Die kleinen Papierteilchen sind geschichtet oder gelegt in neutrale weiße
Boxen. Oft sind die Kanten sogar angesengt, um einen zarten farblichen
Akzent zu setzen. oder wie in einem eigenen Werkzyklus der Jahre 2002/03 um
kleine Drahtelemente gefaltet, die dann - in einem Nähprozess- mit feinsten
Draht zu Kuben geschlossen wurden.
Peter Weber (geb. 1944)
Die Karriere eines Künstlers könnte nicht vielfältiger sein: gelernter
Schriftsetzer, interessiert Peter Weber schon von Kindesbeinen an die Musik.
Die erste Jazzscheibe lässt ihn nicht mehr los. Er lernt Kontrabass und baut
sich sein erstes Instrument selbst. Bald gibt es erste „Gigs“ in
Unterhaltungsbands. Aber auch die bildende Kunst verlangt ihr Recht. Das
Studium an der Fachhochschule in Hamburg bei Max H. Mahlmann wird prägend
und das konkrete Kunst¬schaffen lässt ihn nicht mehr los. Die Op-Art, der
imaginäre Raum, bestimmen seine frühen Jahre als Maler, aber schon bald
fasziniert ihn das Phänomen der Faltung an sich und die mathematische
Vielfalt dieser Technik. Faltarbeiten in Papier, Baumwolle, Kunststof¬fen,
Filz und gar Stahl bestimmen seine künstlerische Arbeit.

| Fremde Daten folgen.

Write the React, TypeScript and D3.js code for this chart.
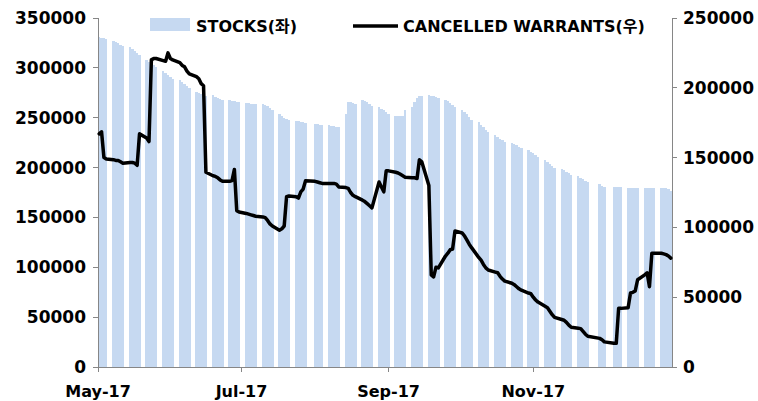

Reinhard Wöllmer (geb. 1957)
Färben, Formen, Schneiden, "Verräumlichen" als künstlerischer Prozess
bestimmen die Papierobjekte von Reinhard Wöllmer. Auf dem Weg struktureller
Abstraktion bewegt er sich mit großer Affinität zum Material – Papier –
vorwiegend im Bereich des Kreismotivs.
Diese Papier- Objekte entstehen aus eingefärbtem Papiermaché, das ganz
entgegen der gängigen Vorstellung vom Umgang mit Papier bildhauerisch
bearbeitet wird. Das zu Scheiben gewalzte Papier treibt der Künstler wie ein
Schmied überwiegend mit dem Hammer zu konvex-konkaven Formen.
Für den Betrachter ergibt sich daraus die Annäherung in unterschiedlichen
Schritten. Das Systematische in Wöllmers Bildern wird ausbalanciert durch
eine Betonung des Haptischen, des Handschriftlichen, das geometrische Formen
umspielt und zitiert, aber größten Wert auf die Individualität des einzelnen
Motivs/Segments legt. Verstärkt durch Farbe und Raum verändert sich das
scheinbar Statische. Je nach Menge und Richtung des Lichteinfalles entsteht
ein subtiles Spiel räumlicher Schichtungen.